Mastercard’s $2 Billion Acquisition of Zerohash: A Game Changer in Crypto Infrastructure and Stablecoin Payments

# Mastercard to Acquire Crypto Infrastructure Startup Zerohash in Deal Worth Up to $2 Billion
Mastercard is nearing a landmark acquisition of Zerohash, a Chicago-based cryptocurrency infrastructure startup, in a deal valued between $1.5 billion and $2 billion. This move represents one of the most significant steps by the payments giant into the stablecoin and blockchain ecosystem, signaling a major shift in how traditional finance is embracing digital assets.
## Who is Zerohash?
Zerohash operates as a leading business-to-business infrastructure provider in the cryptocurrency industry. The company specializes in offering API-driven tools that enable banks, fintechs, and brokerages to seamlessly integrate crypto trading, tokenization, and stablecoin transfers into their existing platforms. Rather than requiring financial institutions to build crypto infrastructure from scratch, Zerohash provides the essential “plumbing” that handles the complex technical and regulatory challenges.

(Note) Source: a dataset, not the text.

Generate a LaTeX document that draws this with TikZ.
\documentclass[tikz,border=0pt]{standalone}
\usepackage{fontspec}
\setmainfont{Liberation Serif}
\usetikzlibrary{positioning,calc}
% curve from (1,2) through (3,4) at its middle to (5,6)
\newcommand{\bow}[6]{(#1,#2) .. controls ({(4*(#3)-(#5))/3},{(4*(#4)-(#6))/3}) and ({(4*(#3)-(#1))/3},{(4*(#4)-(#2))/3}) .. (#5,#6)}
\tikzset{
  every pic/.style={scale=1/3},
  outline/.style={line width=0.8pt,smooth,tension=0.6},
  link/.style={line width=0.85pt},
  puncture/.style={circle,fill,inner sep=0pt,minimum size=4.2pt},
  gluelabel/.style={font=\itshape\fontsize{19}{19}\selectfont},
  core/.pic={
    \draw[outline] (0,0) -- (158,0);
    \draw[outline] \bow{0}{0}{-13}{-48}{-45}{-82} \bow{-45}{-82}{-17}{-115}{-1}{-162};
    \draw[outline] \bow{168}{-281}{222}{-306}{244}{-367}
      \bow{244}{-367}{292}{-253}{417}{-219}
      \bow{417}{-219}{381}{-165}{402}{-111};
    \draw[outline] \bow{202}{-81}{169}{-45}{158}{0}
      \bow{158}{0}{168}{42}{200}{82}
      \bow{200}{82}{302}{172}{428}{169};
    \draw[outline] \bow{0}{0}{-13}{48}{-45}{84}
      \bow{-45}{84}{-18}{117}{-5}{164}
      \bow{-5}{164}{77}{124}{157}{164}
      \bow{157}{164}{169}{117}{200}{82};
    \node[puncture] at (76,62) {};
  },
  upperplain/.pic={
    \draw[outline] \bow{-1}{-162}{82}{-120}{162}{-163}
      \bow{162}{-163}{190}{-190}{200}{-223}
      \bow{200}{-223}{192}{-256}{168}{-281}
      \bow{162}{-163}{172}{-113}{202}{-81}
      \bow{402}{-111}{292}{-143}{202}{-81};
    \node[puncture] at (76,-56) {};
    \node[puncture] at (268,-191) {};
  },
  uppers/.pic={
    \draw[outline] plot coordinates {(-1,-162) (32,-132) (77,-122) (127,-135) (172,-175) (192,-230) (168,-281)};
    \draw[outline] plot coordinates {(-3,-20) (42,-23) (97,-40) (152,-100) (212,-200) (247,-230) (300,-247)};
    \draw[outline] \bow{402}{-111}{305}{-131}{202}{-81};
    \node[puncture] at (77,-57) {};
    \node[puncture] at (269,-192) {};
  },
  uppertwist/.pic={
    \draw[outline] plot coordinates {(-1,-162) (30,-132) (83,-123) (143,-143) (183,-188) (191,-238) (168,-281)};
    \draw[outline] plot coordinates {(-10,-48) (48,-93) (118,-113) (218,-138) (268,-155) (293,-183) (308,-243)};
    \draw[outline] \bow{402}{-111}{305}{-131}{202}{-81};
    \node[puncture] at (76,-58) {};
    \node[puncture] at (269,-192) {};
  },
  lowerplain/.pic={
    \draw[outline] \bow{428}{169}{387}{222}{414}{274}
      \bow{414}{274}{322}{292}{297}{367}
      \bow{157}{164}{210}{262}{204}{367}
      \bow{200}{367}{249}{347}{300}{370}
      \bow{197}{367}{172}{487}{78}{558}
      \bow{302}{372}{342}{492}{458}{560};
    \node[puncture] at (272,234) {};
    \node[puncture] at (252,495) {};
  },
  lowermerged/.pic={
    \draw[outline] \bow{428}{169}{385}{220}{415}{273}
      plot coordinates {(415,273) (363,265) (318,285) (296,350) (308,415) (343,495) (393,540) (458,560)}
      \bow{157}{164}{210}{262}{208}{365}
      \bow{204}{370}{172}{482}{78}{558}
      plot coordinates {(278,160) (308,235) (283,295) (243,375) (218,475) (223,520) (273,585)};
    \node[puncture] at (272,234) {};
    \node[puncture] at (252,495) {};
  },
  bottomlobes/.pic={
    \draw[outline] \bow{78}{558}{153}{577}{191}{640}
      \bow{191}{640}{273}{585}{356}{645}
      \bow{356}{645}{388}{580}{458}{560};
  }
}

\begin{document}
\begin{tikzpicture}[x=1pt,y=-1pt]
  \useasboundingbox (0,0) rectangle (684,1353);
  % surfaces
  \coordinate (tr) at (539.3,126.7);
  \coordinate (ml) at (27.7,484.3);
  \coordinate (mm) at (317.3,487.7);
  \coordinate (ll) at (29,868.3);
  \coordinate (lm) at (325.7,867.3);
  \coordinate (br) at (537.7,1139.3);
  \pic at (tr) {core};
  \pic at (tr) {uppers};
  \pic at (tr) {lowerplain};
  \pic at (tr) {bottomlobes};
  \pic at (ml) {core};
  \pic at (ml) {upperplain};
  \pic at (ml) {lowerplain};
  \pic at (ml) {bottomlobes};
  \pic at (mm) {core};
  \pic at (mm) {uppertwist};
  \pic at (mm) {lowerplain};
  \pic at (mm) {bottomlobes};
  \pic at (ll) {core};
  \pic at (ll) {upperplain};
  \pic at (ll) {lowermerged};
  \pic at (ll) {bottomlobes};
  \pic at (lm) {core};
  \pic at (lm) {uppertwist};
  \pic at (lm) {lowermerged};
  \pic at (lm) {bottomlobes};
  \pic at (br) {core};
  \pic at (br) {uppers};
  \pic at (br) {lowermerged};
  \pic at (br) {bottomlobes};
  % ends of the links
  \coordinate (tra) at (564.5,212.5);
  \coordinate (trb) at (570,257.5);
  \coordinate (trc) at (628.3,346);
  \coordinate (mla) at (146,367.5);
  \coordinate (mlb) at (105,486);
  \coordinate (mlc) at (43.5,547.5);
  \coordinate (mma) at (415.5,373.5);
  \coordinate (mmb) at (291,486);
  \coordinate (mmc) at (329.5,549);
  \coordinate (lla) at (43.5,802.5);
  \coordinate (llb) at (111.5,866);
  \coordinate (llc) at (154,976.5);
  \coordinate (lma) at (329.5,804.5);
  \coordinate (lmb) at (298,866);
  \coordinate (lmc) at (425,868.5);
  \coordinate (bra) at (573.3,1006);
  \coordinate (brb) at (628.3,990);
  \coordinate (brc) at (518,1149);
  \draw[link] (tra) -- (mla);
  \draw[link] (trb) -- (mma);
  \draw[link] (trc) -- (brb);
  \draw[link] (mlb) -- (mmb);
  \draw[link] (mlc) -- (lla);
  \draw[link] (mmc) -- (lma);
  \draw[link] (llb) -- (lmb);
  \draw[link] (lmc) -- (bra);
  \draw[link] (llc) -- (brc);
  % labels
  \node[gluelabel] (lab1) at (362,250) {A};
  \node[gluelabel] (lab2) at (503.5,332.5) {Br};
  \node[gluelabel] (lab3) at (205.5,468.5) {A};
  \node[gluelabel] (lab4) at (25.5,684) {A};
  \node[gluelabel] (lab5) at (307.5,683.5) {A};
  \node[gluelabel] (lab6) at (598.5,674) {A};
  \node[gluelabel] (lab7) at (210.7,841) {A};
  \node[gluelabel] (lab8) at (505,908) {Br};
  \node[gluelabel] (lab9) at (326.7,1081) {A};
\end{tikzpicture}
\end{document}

The startup has established itself as a trusted partner for major institutional players. Recently, Zerohash processed over $2 billion in tokenized fund flows in just four months, supporting prominent clients including BlackRock’s BUIDL fund and Franklin Templeton’s BENJI Token. Additionally, Zerohash’s technology underpins Morgan Stanley’s recent expansion of ETrade to include cryptocurrency trading for Bitcoin, Ethereum, and Solana.
## The Strategic Value of the Acquisition
For Mastercard, acquiring Zerohash represents a transformational opportunity to gain direct control over blockchain payment infrastructure. Rather than relying on third-party partners for stablecoin transactions, Mastercard would be able to settle these transactions directly on its own network. This positions the company to compete more effectively with rivals like Visa and Coinbase in what analysts estimate is a $312 billion stablecoin market.
The acquisition comes at a pivotal moment for the crypto industry. Regulatory clarity has been improving in the United States and Europe, while institutional demand for faster and cheaper cross-border payments continues to grow. Mastercard has already made strategic moves in this direction, having partnered with stablecoin issuers like Circle and joined the Global Dollar consortium alongside Kraken and Robinhood. However, acquiring Zerohash would represent a far more direct and comprehensive commitment to the sector.
## Competitive Landscape
The race to capture market share in the stablecoin and crypto infrastructure space has intensified significantly. Mastercard previously attempted to acquire BVNK, a London-based stablecoin startup, but that deal fell through when BVNK entered exclusivity with Coinbase at a $2 billion valuation. Meanwhile, competitors are making their own aggressive moves. Visa and Stripe have both expanded their stablecoin offerings, with Stripe acquiring Bridge for $1.1 billion in 2024 to build its own blockchain infrastructure.
## Industry Perspective
Analysts view this potential acquisition as a strategic masterstroke that reflects broader industry trends. Experts believe Mastercard is betting that stablecoins will eventually replace traditional money transfer systems for many use cases. The deal would also allow Mastercard to embed compliance tools directly into Zerohash’s infrastructure, addressing regulatory concerns as the stablecoin market continues its rapid expansion, with capitalization surging toward $312 billion—up $100 billion year-to-date.
For banks and financial institutions, the acquisition could prove transformational. These organizations would be able to leverage blockchain technology for faster and more cost-effective cross-border payments without having to manage custody, tokenization, or regulatory compliance in-house. This could democratize access to blockchain-based payment solutions across the traditional banking system.
## What This Means for the Future
If finalized, the Zerohash acquisition would represent a pivotal step in the convergence of traditional finance and cryptocurrency. It demonstrates that major payment processors are no longer viewing digital assets as a speculative experiment but rather as core infrastructure for the future of global payments. The deal underscores a fundamental shift in how the financial industry is approaching blockchain technology and stablecoins, moving from cautious experimentation to substantial capital commitment and strategic integration.
This acquisition could accelerate the adoption of stablecoin-based payment systems across institutional finance, fundamentally changing how cross-border transactions, settlements, and financial services are conducted in the years to come.